= SUPPLIED MATERIAL =
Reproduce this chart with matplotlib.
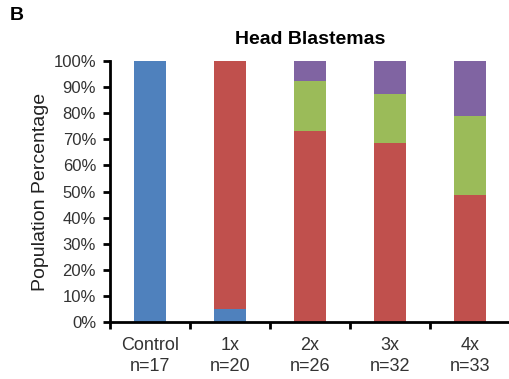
import matplotlib
matplotlib.use("Agg")
from matplotlib import pyplot as plt
from matplotlib.ticker import PercentFormatter, FixedLocator

# stacked percentages
categories = ["Control\nn=17", "1x\nn=20", "2x\nn=26", "3x\nn=32", "4x\nn=33"]
blue = [100.0, 5.0, 0.0, 0.0, 0.0]
red = [0.0, 95.0, 73.1, 68.75, 48.5]
green = [0.0, 0.0, 19.2, 18.75, 30.3]
purple = [0.0, 0.0, 7.7, 12.5, 21.2]

colors = ["#4F81BD", "#C0504D", "#9BBB59", "#8064A2"]

plt.rcParams['font.family'] = ['Liberation Sans', 'DejaVu Sans']

fig = plt.figure(figsize=(5.10, 3.79), dpi=100)
ax = fig.add_axes([110 / 510, 57 / 379, 400 / 510, 261 / 379])

x = list(range(len(categories)))
bottom = [0.0] * len(categories)
for vals, c in zip([blue, red, green, purple], colors):
	ax.bar(x, vals, width=0.4, bottom=bottom, color=c, edgecolor="none")
	bottom = [b + v for b, v in zip(bottom, vals)]

ax.set_xlim(-0.5, 4.5)
ax.set_ylim(0, 100)
ax.set_yticks(range(0, 101, 10))
ax.yaxis.set_major_formatter(PercentFormatter(decimals=0))
ax.set_xticks(x)
ax.set_xticklabels(categories, fontsize=13, linespacing=1.3, color="#333333")
ax.xaxis.set_minor_locator(FixedLocator([-0.5, 0.5, 1.5, 2.5, 3.5]))
ax.tick_params(axis="x", which="major", length=0, pad=11)
ax.tick_params(axis="x", which="minor", length=5, width=2, direction="out")
ax.tick_params(axis="y", length=5, width=2, direction="out", labelsize=12, labelcolor="#333333", pad=5)

for s in ["top", "right"]:
	ax.spines[s].set_visible(False)
for s in ["left", "bottom"]:
	ax.spines[s].set_linewidth(2)

ax.set_ylabel("Population Percentage", fontsize=14, labelpad=3, color="#222222")
ax.set_title("Head Blastemas", fontsize=14, fontweight="bold", pad=12)
fig.text(10 / 510, 1 - 16 / 379, "B", fontsize=14, fontweight="bold", va="center", ha="left")

fig.savefig("out.png", dpi=100)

= PROBLEM =
Return, unchanged, the lines from the first line of the material through the line that holds "from matplotlib.ticker import", inclusive, omitting pictures.

= EXERCISE RESPONSE =
Reproduce this chart with matplotlib.
import matplotlib
matplotlib.use("Agg")
from matplotlib import pyplot as plt
from matplotlib.ticker import PercentFormatter, FixedLocator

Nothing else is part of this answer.